The Hunter Valley is the site of two coal-fired power stations: Bayswater and Liddell. Together, these two power stations are responsible for 46% of the total coal-fired electricity capacity in the state of New South Wales. In addition, the Hunter Valley contains one of the largest coal reserves and coal mining operations in Australia. Researchers and students from The Australian National University, The University of Canberra and University of New South Wales  (Figure 1), are building a database to quantify increases in atmospheric mercury fluxes.

Using evidence from historical sedimentation mercury levels, this database would also be able to measure amounts of mercury emitted from coal-fired power stations in NSW. This is timely given that Australia has signed (and is anticipated to ratify) the Minamata Convention to reduce global Hg emissions (which came into force in August 2017).

Figure 2 – Professor Simon Haberle demonstrating a sediment core, just collected, containing the historical profile of mercury.

The use of coal in thermal power plants is one of the major sources of mercury in the environment.
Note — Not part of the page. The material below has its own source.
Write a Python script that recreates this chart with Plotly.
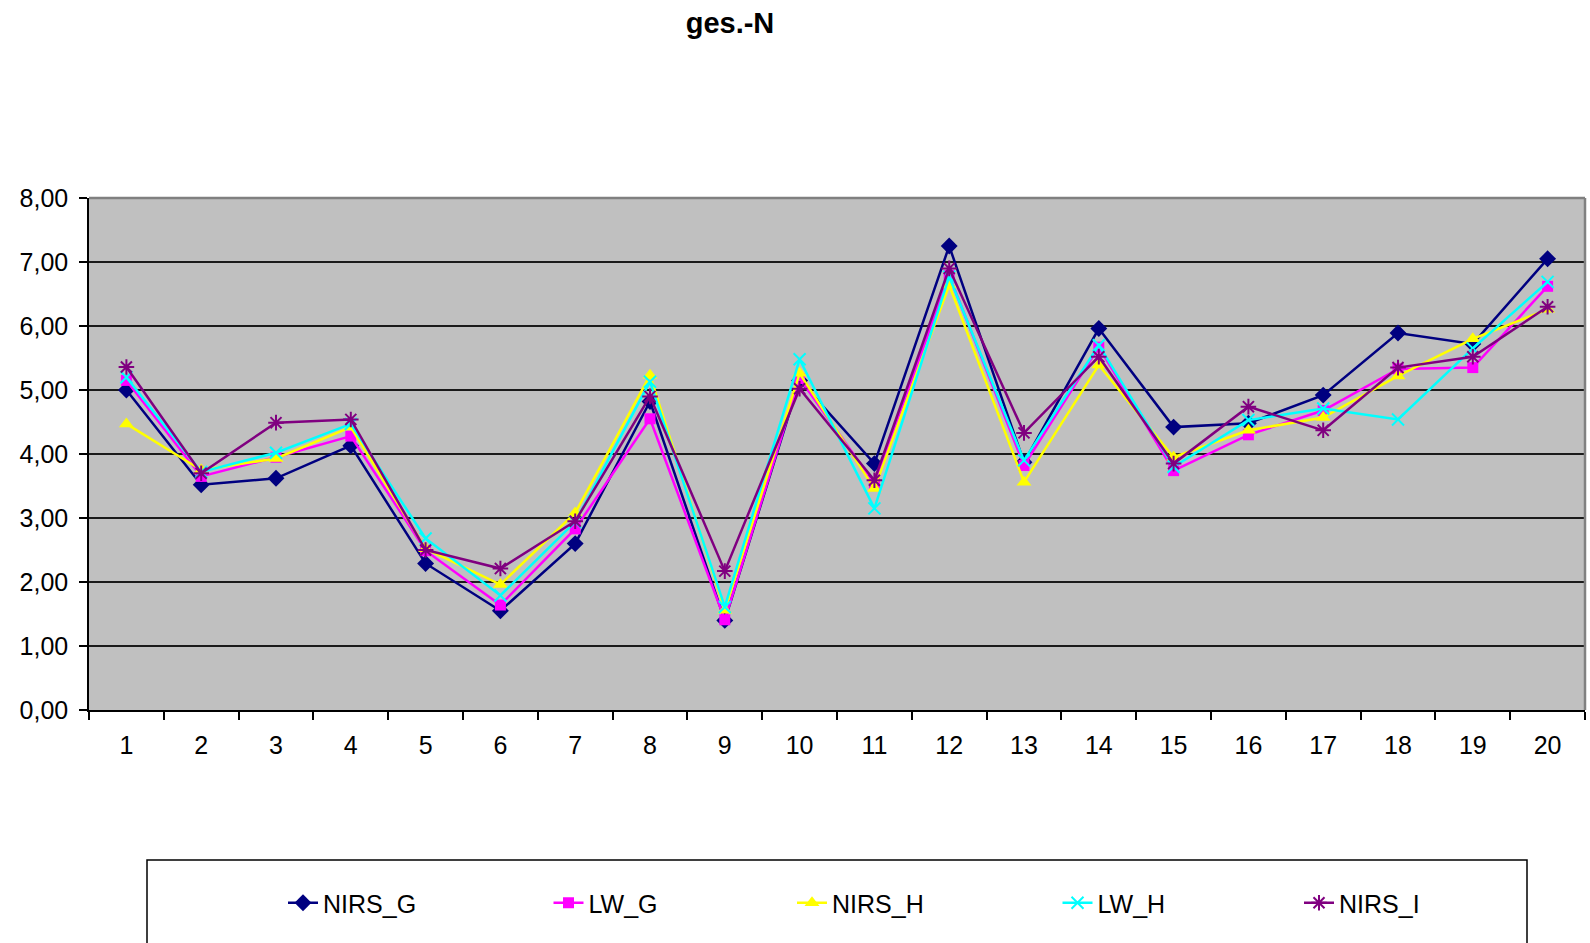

After being emitted, mercury can travel and reside in the atmosphere for up to one year until it is is deposited into a range of ecosystems, including lakes. This makes lakes useful indicators of mercury contamination as they contain a historical record of metals in the surrounding environment. These records enable reconstruction of natural histories of metal pollution which is especially useful in areas where there are no other forms of monitoring of environmental contaminants (Figure 2).

Mercury and other metals can enter lakes in at least two ways: (1) atmospheric transport with deposition directly into the lake (2) via inputs of contaminants either through runoff from catchment soils or surfaces (Figure 3). Contaminants that become strongly bound to particles may then be trapped in lakes where sediments tend to settle. Provided there is little sediment mixing or post-deposition mobility, sediments can provide a reliable history of contaminant burdens to the lake (Figure 3). Often, the source of the contaminant can be inferred by comparing the date of contaminant appearance and a known date of discharge as seen in a core. Information can also be derived from the isotopic composition of the chemical.
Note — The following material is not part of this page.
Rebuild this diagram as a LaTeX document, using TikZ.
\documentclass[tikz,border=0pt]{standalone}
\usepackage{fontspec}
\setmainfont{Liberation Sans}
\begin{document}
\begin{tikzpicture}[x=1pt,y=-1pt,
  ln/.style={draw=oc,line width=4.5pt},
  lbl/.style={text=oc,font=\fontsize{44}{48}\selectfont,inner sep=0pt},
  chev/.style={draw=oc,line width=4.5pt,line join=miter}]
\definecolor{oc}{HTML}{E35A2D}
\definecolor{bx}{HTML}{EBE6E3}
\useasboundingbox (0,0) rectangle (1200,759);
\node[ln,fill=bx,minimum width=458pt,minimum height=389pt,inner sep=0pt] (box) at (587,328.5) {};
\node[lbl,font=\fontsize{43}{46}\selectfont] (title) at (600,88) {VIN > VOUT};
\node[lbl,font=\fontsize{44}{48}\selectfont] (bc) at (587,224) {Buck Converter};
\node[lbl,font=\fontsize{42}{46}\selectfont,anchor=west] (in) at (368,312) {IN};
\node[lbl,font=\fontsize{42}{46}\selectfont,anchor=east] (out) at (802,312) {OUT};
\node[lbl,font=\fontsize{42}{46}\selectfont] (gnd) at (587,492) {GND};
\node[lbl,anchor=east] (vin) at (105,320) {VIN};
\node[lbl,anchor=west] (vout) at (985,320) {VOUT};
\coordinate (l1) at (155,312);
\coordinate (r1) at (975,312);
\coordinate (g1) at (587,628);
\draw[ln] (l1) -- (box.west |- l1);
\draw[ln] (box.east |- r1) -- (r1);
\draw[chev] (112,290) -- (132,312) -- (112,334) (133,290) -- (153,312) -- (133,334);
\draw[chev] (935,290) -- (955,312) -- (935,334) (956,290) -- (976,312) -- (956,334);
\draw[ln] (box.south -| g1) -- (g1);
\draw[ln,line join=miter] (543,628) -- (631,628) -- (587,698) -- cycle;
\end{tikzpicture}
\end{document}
Figure 3- Once mercury is emitted by industrial processes into the atmosphere, it can enter lakes via: (1) atmospheric deposition (with dust, rain or snow); (2) watershed runoff.
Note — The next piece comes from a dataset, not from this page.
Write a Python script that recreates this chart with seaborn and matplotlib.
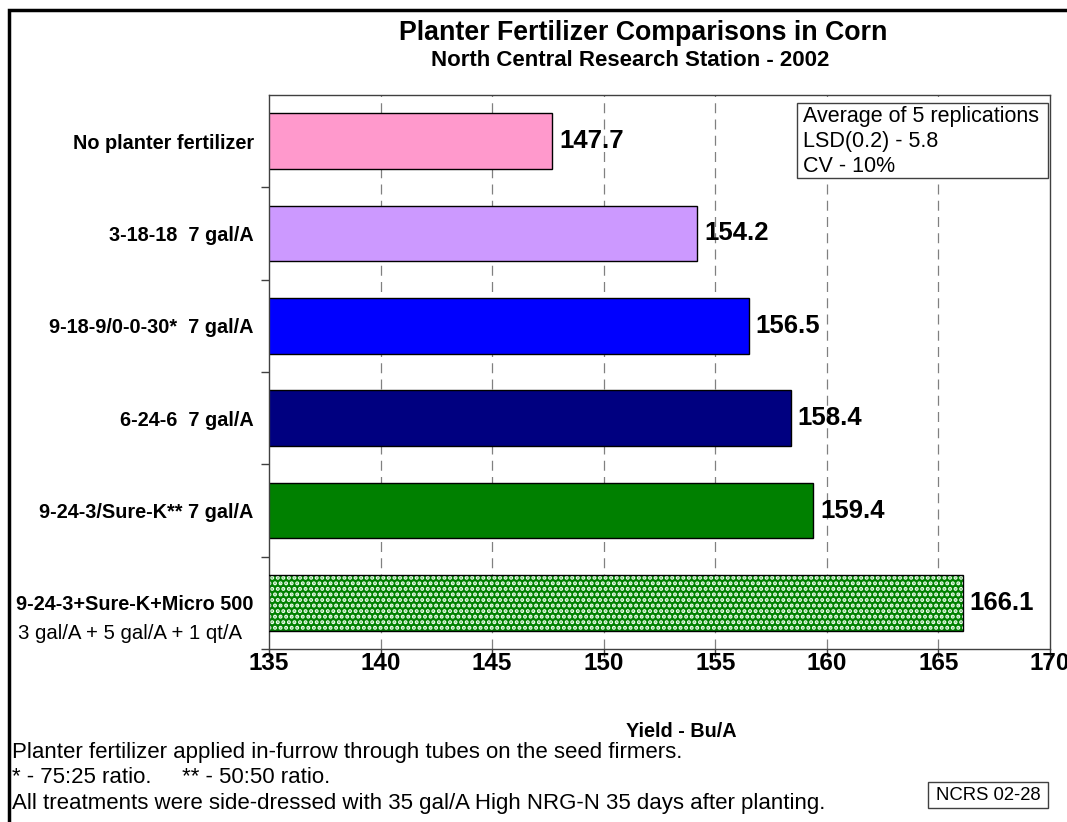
import matplotlib
matplotlib.use("Agg")
import matplotlib.pyplot as plt
import seaborn as sns
import pandas as pd
from matplotlib.patches import Rectangle

categories = ["No planter fertilizer", "3-18-18  7 gal/A", "9-18-9/0-0-30*  7 gal/A",
              "6-24-6  7 gal/A", "9-24-3/Sure-K** 7 gal/A", "9-24-3+Sure-K+Micro 500"]
last_sub = "3 gal/A + 5 gal/A + 1 qt/A"
yields = [147.7, 154.2, 156.5, 158.4, 159.4, 166.1]
colors = ["#FF99CC", "#CC99FF", "#0000FF", "#000080", "#008000", "#008000"]
xticks = [135, 140, 145, 150, 155, 160, 165, 170]
box_lines = ["Average of 5 replications", "LSD(0.2) - 5.8", "CV - 10%"]
notes = ["Planter fertilizer applied in-furrow through tubes on the seed firmers.",
         "* - 75:25 ratio.     ** - 50:50 ratio.",
         "All treatments were side-dressed with 35 gal/A High NRG-N 35 days after planting."]

sns.set_theme(style="white")
plt.rcParams['font.family'] = ['Liberation Sans', 'DejaVu Sans']
plt.rcParams['text.color'] = 'black'
plt.rcParams['xtick.color'] = 'black'
plt.rcParams['ytick.color'] = 'black'
plt.rcParams['xtick.labelcolor'] = 'black'
plt.rcParams['ytick.labelcolor'] = 'black'
plt.rcParams['hatch.linewidth'] = 2.0

df = pd.DataFrame({"cat": categories, "y": yields})

fig = plt.figure(figsize=(10.67, 8.22), dpi=100)
ax = fig.add_axes([269/1067, 1-649/822, (1050-269)/1067, (649-95)/822])

sns.barplot(data=df, y="cat", x="y", hue="cat", palette=colors, orient="h",
            width=0.6, edgecolor="black", linewidth=1.0, legend=False, ax=ax,
            saturation=1)

# patterned last bar
last = ax.patches[-1]
last.set_hatch("...")
last.set_edgecolor("#F0FFF0")
last.set_linewidth(0)
ax.add_patch(Rectangle(last.get_xy(), last.get_width(), last.get_height(),
                       fill=False, edgecolor="black", linewidth=1.0, zorder=3))

ax.set_xlim(135, 170)
ax.set_ylim(5.5, -0.5)
ax.set_xticks(xticks)
ax.set_xticklabels([str(t) for t in xticks], fontsize=17.5, fontweight="bold")
ax.tick_params(axis="x", direction="out", length=6, width=1, color="#404040", pad=-3.5, bottom=True)
ax.set_yticks(range(len(categories)))
ax.set_yticklabels(categories, fontsize=14.3, fontweight="bold")
ax.tick_params(axis="y", length=0, pad=11)
ax.set_yticks([i + 0.5 for i in range(len(categories))], minor=True)
ax.tick_params(axis="y", which="minor", direction="out", length=6, width=1, color="#404040", left=True)
ax.set_ylabel("")
ax.set_xlabel("")

for t in xticks[1:-1]:
    ax.axvline(t, color="#808080", linestyle=(0, (8, 5)), linewidth=0.9, zorder=0)
for s in ax.spines.values():
    s.set_color("#404040")
    s.set_linewidth(1.0)
ax.set_axisbelow(True)

for i, v in enumerate(yields):
    ax.text(v + 0.3, i, f"{v:.1f}", va="center", ha="left", fontsize=18.5, fontweight="bold", color="black")

# second line of last label
fig.text(18/1067, 1-633/822, last_sub, fontsize=14.7, ha="left", va="center")

# titles
fig.text(643/1067, 1-33/822, "Planter Fertilizer Comparisons in Corn", fontsize=19.3,
         fontweight="bold", ha="center", va="center")
fig.text(630/1067, 1-61/822, "North Central Research Station - 2002", fontsize=16,
         fontweight="bold", ha="center", va="center")
fig.text(681/1067, 1-731/822, "Yield - Bu/A", fontsize=14.3, fontweight="bold", ha="center", va="center")

# info box
fig.patches.append(Rectangle((797/1067, 1-178/822), (1048-797)/1067, (178-103)/822,
                             transform=fig.transFigure, fill=True, facecolor="white",
                             edgecolor="#404040", linewidth=1.0, zorder=5))
for k, line in enumerate(box_lines):
    fig.text(803/1067, 1-(116+25*k)/822, line, fontsize=15.5, ha="left", va="center", zorder=6)

# footnotes
for k, line in enumerate(notes):
    fig.text(12/1067, 1-(752+25.5*k)/822, line, fontsize=16, ha="left", va="center")

# NCRS box
fig.patches.append(Rectangle((928/1067, 1-808/822), (1048-928)/1067, (808-782)/822,
                             transform=fig.transFigure, fill=True, facecolor="white",
                             edgecolor="#404040", linewidth=1.0, zorder=5))
fig.text(988/1067, 1-795/822, "NCRS 02-28", fontsize=13.3, ha="center", va="center", zorder=6)

# outer frame (cut at right/bottom)
fig.patches.append(Rectangle((9/1067, -0.05), 1.2, 1-10/822+0.05, transform=fig.transFigure,
                             fill=False, edgecolor="black", linewidth=2.5, zorder=10))

fig.savefig("out.png", dpi=100)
The first phase of this study is to investigate if these two power stations have increased natural mercury concentration in the environment. In this context, we collected sediment cores from Glenbawn Dam, a reservoir dam 30 km North of Liddell and Bayswater Power Stations. This dam was constructed in 1957, before Liddell and Bayswater coal-fired power stations were commissioned. These conditions enable us to measure mercury concentrations prior to the time power stations were commissioned. Establishing the background concentrations is an important step to ensure there is sufficient data to compare with standard reference values of modern mercury concentrations..

Our pilot results have shown that mercury has increased four-fold since the construction of Glenbawn Dam in 1957 (Figure 4). The Mercury Australia team is currently dating the layers of sediments using Pb-210 techniques to establish with precision the exact year mercury concentrations have started increasing.

Figure 4 – Historical profile of mercury concentrations in sediments of the Glenbawn Dam.

Now that we have identified a significant increase in mercury within the vicinity of Hunter Valley power stations, researchers are expanding this study to several lakes in Australia. This wider investigation aims to understand the spatial distribution of mercury contamination. In addition, researchers are conducting mercury isotope analyses to distinguish the origin of Hg in sediments.

The results of this study will support power stations to better understand their historical mercury emission and to comply with the requirements of the Minamata Convention once Australia ratifies this international treaty on mercury emissions. The results of this study also reinforce the need for the Australian government to ratify and implement the Minamata Convention.